Forward-thinking mining companies are using powerful positioning intelligence technologies such as GNSS, LiDAR, antennae, satellites, GIS data, image detection, and navigation software to capture and map real-time environmental dynamics. Remote sensing monitors and communicates about difficult or dangerous to reach areas, determining surface features, vegetation variation, changes in infrastructure, even pinpointing the location of mineral outcroppings or suspect disturbances. Our fatigue monitoring system is an operator-friendly, unobtrusive monitoring and alert system that uses on-board algorithms to assess current and eventual driver fatigue levels to improve driver safety, prevent vehicle incidents, and improve mining productivity. (Hexagon Geosystems Citation2017b). In mining applications relying on satellite data, GNSS systems are preconfigured to constantly select the most appropriate positioning methods depending on which satellite and communication constellations are most readily available in the area of operation.

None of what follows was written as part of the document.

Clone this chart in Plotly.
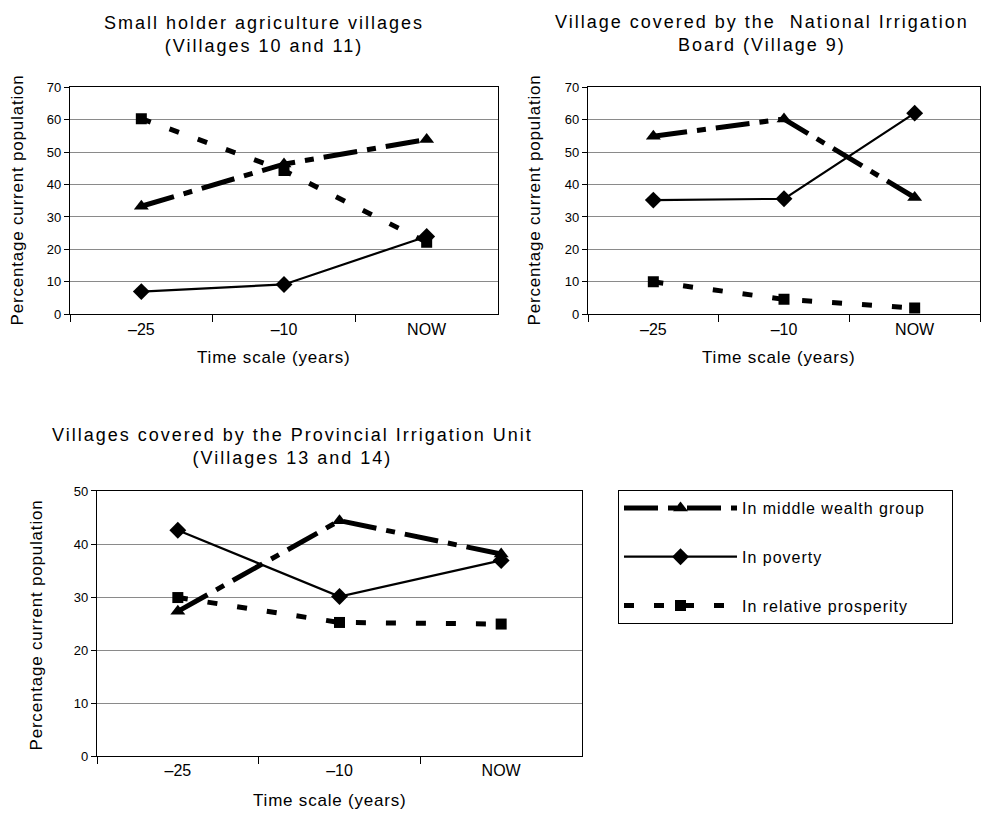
import plotly.graph_objects as go

categories = ["–25", "–10", "NOW"]
series_names = ["In middle wealth group", "In poverty", "In relative prosperity"]

c1_middle = [33.3, 46.3, 53.9]
c1_poverty = [7.0, 9.2, 24.0]
c1_prosperity = [60.3, 44.3, 22.2]

c2_middle = [54.9, 60.2, 36.0]
c2_poverty = [35.2, 35.6, 62.0]
c2_prosperity = [10.0, 4.6, 1.9]

c3_middle = [27.3, 44.4, 38.1]
c3_poverty = [42.6, 30.1, 36.9]
c3_prosperity = [29.9, 25.2, 24.9]

titles = [
    "Small holder agriculture villages<br>(Villages 10 and 11)",
    "Village covered by the  National Irrigation<br>Board (Village 9)",
    "Villages covered by the Provincial Irrigation Unit<br>(Villages 13 and 14)",
]
x_title = "Time scale (years)"
y_title = "Percentage current population"

FONT = "Liberation Sans, Arial, sans-serif"
W, H = 986, 821

def sp(text, ls):
    return "<br>".join(f'<span style="letter-spacing:{ls}px">{t}</span>' for t in text.split("<br>"))

styles = [
    dict(line=dict(color="black", width=5, dash="34px,10px,9px,10px"),
         marker=dict(symbol="triangle-up", size=13, color="black")),
    dict(line=dict(color="black", width=2.2),
         marker=dict(symbol="diamond", size=13, color="black")),
    dict(line=dict(color="black", width=5, dash="10px,20px"),
         marker=dict(symbol="square", size=11, color="black")),
]
legend_pad = ["\u00a0" * 4, "", ""]

fig = go.Figure()
charts = [
    (c1_middle, c1_poverty, c1_prosperity),
    (c2_middle, c2_poverty, c2_prosperity),
    (c3_middle, c3_poverty, c3_prosperity),
]
for ci, data in enumerate(charts):
    ax = "" if ci == 0 else str(ci + 1)
    for si, vals in enumerate(data):
        fig.add_trace(go.Scatter(
            x=categories, y=vals, mode="lines+markers",
            name=sp(series_names[si] + legend_pad[si], 1),
            legendgroup=f"g{si}", showlegend=(ci == 0),
            xaxis="x" + ax, yaxis="y" + ax,
            **styles[si]))

# pixel boxes of plot areas: (left, right, top, bottom)
boxes = [(70, 498, 81.7, 313), (588, 980, 81.7, 313), (97, 582, 493, 763)]
yranges = [[0, 70], [0, 70], [0, 50]]

def px(x):
    return x / W

def py(y):
    return 1 - y / H

for ci, (l, r, t, b) in enumerate(boxes):
    ax = "" if ci == 0 else str(ci + 1)
    xa = dict(domain=[px(l), px(r)], type="category", range=[-0.5, 2.5],
              tickson="boundaries", ticks="outside", ticklen=7, tickcolor="black",
              showline=True, linecolor="black", linewidth=1.3, mirror=True,
              showgrid=False, tickfont=dict(family=FONT, size=16, color="black"),
              anchor="y" + ax, fixedrange=True)
    ya = dict(domain=[py(b), py(t)], range=yranges[ci], dtick=10,
              ticks="outside", ticklen=5, tickcolor="black",
              showline=True, linecolor="black", linewidth=1.3, mirror=True,
              showgrid=True, gridcolor="#8a8a8a", gridwidth=1, zeroline=False,
              tickfont=dict(family=FONT, size=13, color="black"),
              anchor="x" + ax, fixedrange=True)
    fig.layout["xaxis" + ax] = xa
    fig.layout["yaxis" + ax] = ya

annotations = []
title_pos = [(264, 28), (762, 27), (292, 448)]
for ci, (tx, ty) in enumerate(title_pos):
    annotations.append(dict(text=sp(titles[ci], 2), x=px(tx), y=py(ty), xref="paper", yref="paper",
                            xanchor="center", yanchor="middle", showarrow=False,
                            font=dict(family=FONT, size=18, color="black")))
xt_pos = [(274, 357), (779, 357), (330, 808)]
yt_pos = [(17, 197), (534, 197), (36, 630)]
for ci in range(3):
    annotations.append(dict(text=sp(x_title, 0.8), x=px(xt_pos[ci][0]), y=py(xt_pos[ci][1]),
                            xref="paper", yref="paper", xanchor="center", yanchor="middle",
                            showarrow=False, font=dict(family=FONT, size=17, color="black")))
    annotations.append(dict(text=sp(y_title, 0.8), x=px(yt_pos[ci][0]), y=py(yt_pos[ci][1]),
                            xref="paper", yref="paper", xanchor="center", yanchor="middle",
                            textangle=-90, showarrow=False,
                            font=dict(family=FONT, size=17, color="black")))

fig.update_layout(
    width=W, height=H,
    margin=dict(l=0, r=0, t=0, b=0),
    paper_bgcolor="white", plot_bgcolor="white",
    annotations=annotations,
    legend=dict(x=px(618), y=py(492), xanchor="left", yanchor="top",
                bordercolor="black", borderwidth=1, bgcolor="white",
                font=dict(family=FONT, size=16, color="black"),
                tracegroupgap=25, itemwidth=113, traceorder="grouped"),
    showlegend=True,
)

fig.write_html("out.html", config={"displayModeBar": False},
               post_script="document.body.style.margin='0';")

Generating actionable reports from these data is also central. Through integration, advanced modeling, and powerful 3D visualization tools, these same technologies help miners ‘see’ across large areas. For example, through repeated intervals of multi-spectral imagery, miner can measure changes to entire pits, quantify and monitor stock piles, the amount of hectares disturbed, even manage contracts scheduled. Combining image, sensor, and mapping data, these systems create land use or land cover maps, help ensure compliance with governmental stands, and help lower fees on disturbance. They aid in operational and environmental safety, and more agile coordination across teams, ensuring mine planning and operations stakeholders have access to the latest ‘full-picture’ data integrated across endpoints and workflows.

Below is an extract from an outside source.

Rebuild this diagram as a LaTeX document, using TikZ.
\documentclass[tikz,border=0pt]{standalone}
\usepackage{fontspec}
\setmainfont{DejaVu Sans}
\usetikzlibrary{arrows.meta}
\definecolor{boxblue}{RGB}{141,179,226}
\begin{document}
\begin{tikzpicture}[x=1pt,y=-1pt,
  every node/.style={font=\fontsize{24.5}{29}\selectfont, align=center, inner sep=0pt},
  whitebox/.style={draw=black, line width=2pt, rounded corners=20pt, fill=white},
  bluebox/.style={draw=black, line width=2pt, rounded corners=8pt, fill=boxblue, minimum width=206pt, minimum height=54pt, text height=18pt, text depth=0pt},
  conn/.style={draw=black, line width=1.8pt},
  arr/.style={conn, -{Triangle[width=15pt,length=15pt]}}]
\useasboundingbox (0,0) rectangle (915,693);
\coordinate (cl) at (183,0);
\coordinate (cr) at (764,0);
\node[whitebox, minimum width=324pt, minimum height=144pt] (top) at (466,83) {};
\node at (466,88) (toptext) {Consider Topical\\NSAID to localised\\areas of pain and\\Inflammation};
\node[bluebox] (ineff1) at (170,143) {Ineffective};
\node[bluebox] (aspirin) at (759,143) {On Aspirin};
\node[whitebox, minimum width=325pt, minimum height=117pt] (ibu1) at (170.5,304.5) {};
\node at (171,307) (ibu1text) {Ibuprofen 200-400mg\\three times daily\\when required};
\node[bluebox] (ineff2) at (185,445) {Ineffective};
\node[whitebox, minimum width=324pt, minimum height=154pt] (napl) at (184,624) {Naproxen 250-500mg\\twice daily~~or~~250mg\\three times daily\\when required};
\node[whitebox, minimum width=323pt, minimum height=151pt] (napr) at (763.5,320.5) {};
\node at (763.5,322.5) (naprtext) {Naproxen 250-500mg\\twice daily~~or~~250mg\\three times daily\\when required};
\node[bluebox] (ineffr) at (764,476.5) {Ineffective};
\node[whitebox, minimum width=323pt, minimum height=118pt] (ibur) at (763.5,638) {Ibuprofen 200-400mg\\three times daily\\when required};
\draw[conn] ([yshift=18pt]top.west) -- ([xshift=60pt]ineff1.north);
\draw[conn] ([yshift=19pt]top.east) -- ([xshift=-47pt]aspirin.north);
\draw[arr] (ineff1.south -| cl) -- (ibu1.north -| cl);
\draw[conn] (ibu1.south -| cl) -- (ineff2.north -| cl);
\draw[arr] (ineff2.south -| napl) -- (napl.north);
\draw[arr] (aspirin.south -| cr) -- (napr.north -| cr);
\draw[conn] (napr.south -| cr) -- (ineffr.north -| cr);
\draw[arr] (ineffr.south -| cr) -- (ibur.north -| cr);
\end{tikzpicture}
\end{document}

4.1.3. Impact: unearthing data’s potential
Broadly speaking, these technologies impact miners by:
| • | Integrating and communicating what and where change has occurred | ||||
| • | Producing maps and reports for collaboration as well as compliance | ||||
| • | Integrating data into advanced modeling systems for mine planning and operations | ||||
| • | Determining any long-term effects to environment | ||||
| • | Optimizing costs and efficiency through workflow optimization, risk mitigation, and maximum output | ||||
4.2. Smart digital construction project
Construction is the process of building infrastructure. While construction companies are accelerating their adoption of information technologies to help manage the complexities inherent in their work, many tools have remained in disparate silos and efforts have proven to be more disruptive than helpful or cost-effective.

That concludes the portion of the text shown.